Sainteté pour la classe moyenne
Les croyants, selon l’Église, sont appelés à la sainteté. Jésus, dit le pape François, « veut que nous soyons saints et il n’attend pas de nous que nous nous contentions d’une existence médiocre, édulcorée, sans consistance ». L’invitation est noble, évidemment, mais elle a quelque chose d’écrasant. Comment, en effet, l’Église, qui incite à répétition ses fidèles à se reconnaître pécheurs, peut-elle du même souffle leur demander de viser l’idéal de sainteté ?
Saint patron des journalistes, le franciscain polonais Maximilien Kolbe (1894-1941) offre un modèle de sainteté. Or, la lecture de son parcours illustre avec force que suivre son exemple n’est pas à la portée du croyant lambda. Dans Maximilien Kolbe (Artège, 2018, 176 pages), la vigoureuse hagiographie qu’elle lui consacre, la journaliste française Alexia Vidot trace le portrait d’un homme animé par une foi radicale.
L’exemple du martyr
Élevé par des parents dévots, Kolbe, à dix ans, a une vision de la Madone, qui l’invite à demeurer pur, c’est-à-dire chaste, et à devenir martyr. À 16 ans, alors qu’il est déjà chez les franciscains, le jeune patriote est tenté par une carrière militaire, mais il décide d’embrasser la vie religieuse pour toujours en apprenant que son frère cadet vient de faire de même.
Adorateur de la mère du Christ, un culte populaire en Pologne, comme en témoignera plus tard Jean-Paul II, Kolbe consacrera sa vie à un journalisme catholique militant visant les conversions, principalement dans son pays, mais aussi en Chine et au Japon. « N’écrivez rien qui ne puisse être signé de la Vierge Marie », disait-il à ses collaborateurs.
En septembre 1939, le couvent de Varsovie où il mène ses activités est saccagé par les envahisseurs SS. Kolbe et plusieurs des frères sont arrêtés et emprisonnés dans un camp de travail, avant d’être libérés en décembre de la même année. Au couvent, ils accueillent des réfugiés, notamment juifs, qui fuient la répression nazie.
En février 1941, la Gestapo rapplique. Kolbe et ses camarades aboutissent à Auschwitz en mai. Un jour, un prisonnier s’évade. Les Allemands imposent des représailles : dix innocents sont condamnés à mourir d’inanition dans le bunker de la faim.
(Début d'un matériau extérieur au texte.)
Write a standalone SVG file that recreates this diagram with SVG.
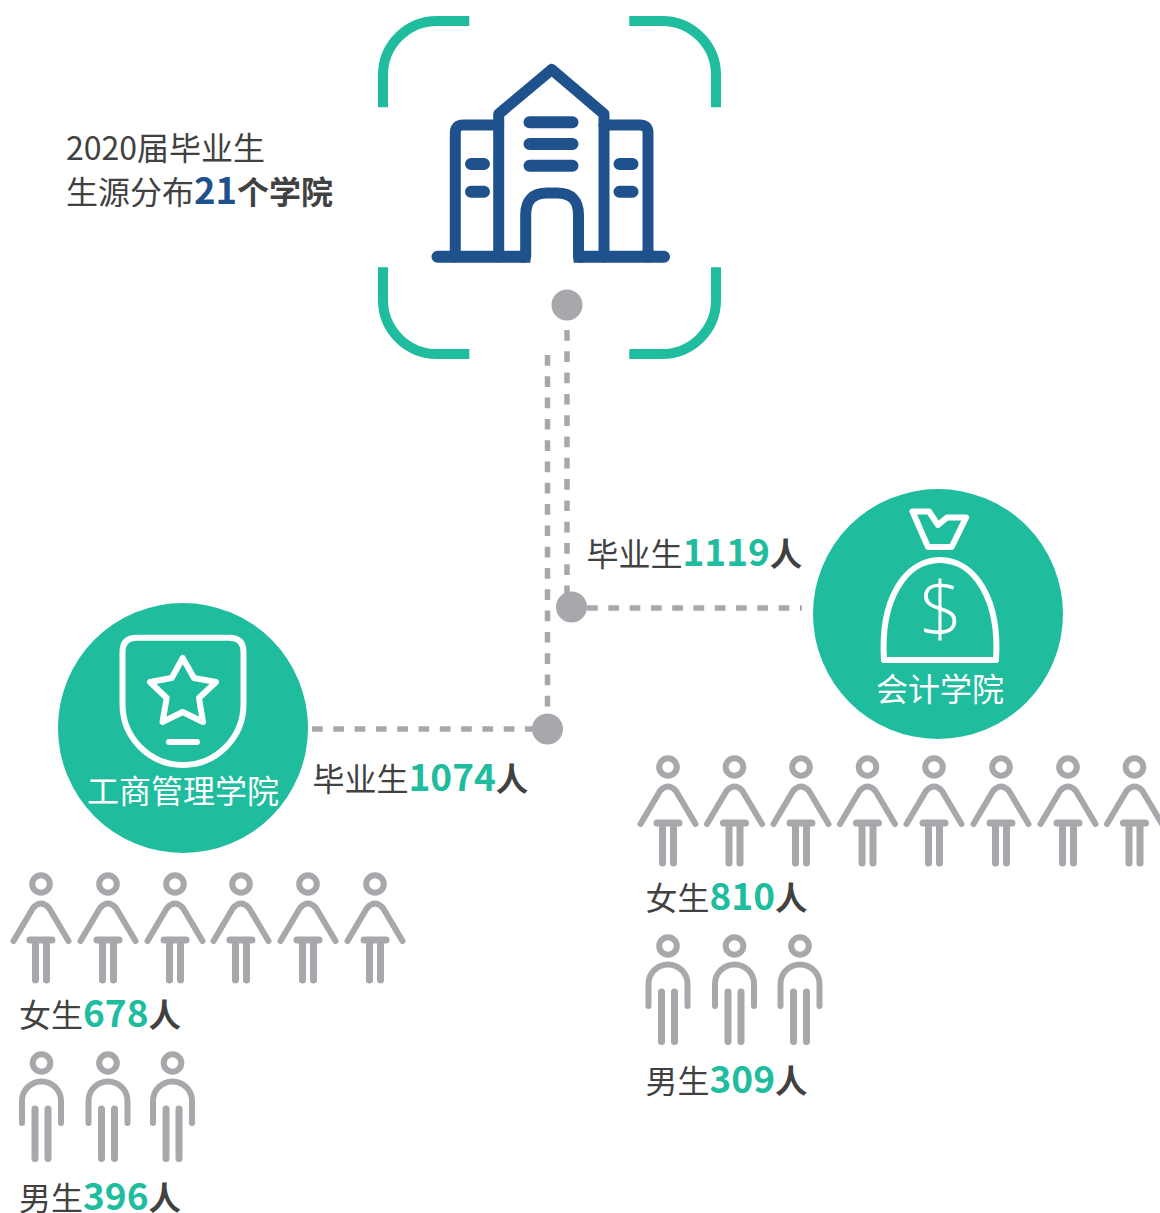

Un des malheureux élus est un jeune père de famille. Kolbe, par charité, prendra sa place. Un rescapé du camp confiera, plus tard, que ce geste a réconforté les prisonniers en leur redonnant espoir en l’humanité.
Cette histoire vraie est, il faut en convenir, impressionnante. Mais comment, justement, être à la hauteur de ce héros ? S’il faut, pour aspirer à la sainteté, prendre exemple sur Kolbe, les candidats risquent de se faire rares. Qui, en effet, peut se targuer d’un tel sens du don de soi ?
Le critère de François
Le pape François le sait. C’est la raison pour laquelle, dans son exhortation apostolique Soyez dans la joie et l’allégresse (Médiaspaul, 2018, 128 pages), il précise qu’« il ne faut donc pas se décourager quand on contemple des modèles de sainteté qui semblent inaccessibles ». Ces derniers peuvent nous motiver, écrit-il, mais n’ont pas à être copiés. François invite plutôt les catholiques à une sainteté « de la porte d’à côté » ou à « la classe moyenne de la sainteté ».
Être saint, continue-t-il, « ne signifie pas avoir le regard figé dans une prétendue extase ». Le « grand critère », selon lui, est formulé dans un extrait du chapitre 25 de l’Évangile selon Matthieu, ce fameux passage que la solidaire Manon Massé, dans son récent Parler vrai (Écosociété, 2018), dit être à l’origine de son engagement social : « J’ai eu faim et vous m’avez donné à manger, j’ai eu soif et vous m’avez donné à boire, j’étais un étranger et vous m’avez accueilli, nu et vous m’avez vêtu, malade et vous m’avez visité, prisonnier et vous êtes venus me voir. »
« La sainteté, écrit François, s’approche par de petits gestes », par de petits pas, en pratiquant la patience et la douceur envers autrui, en entretenant la joie et le sens de l’humour en tout temps, en faisant preuve d’audace et de ferveur dans la foi, en chérissant la vie communautaire, en demeurant ouvert à la transcendance par la prière et en cultivant « une saine et permanente insatisfaction » devant les injustices sociales afin de les combattre.
L’exigence morale, chez François, demeure, mais elle se fait un peu plus à hauteur d’homme et de femme. Être des saints ? C’est trop demander, il me semble. Devenir des justes et des doux serait déjà beaucoup.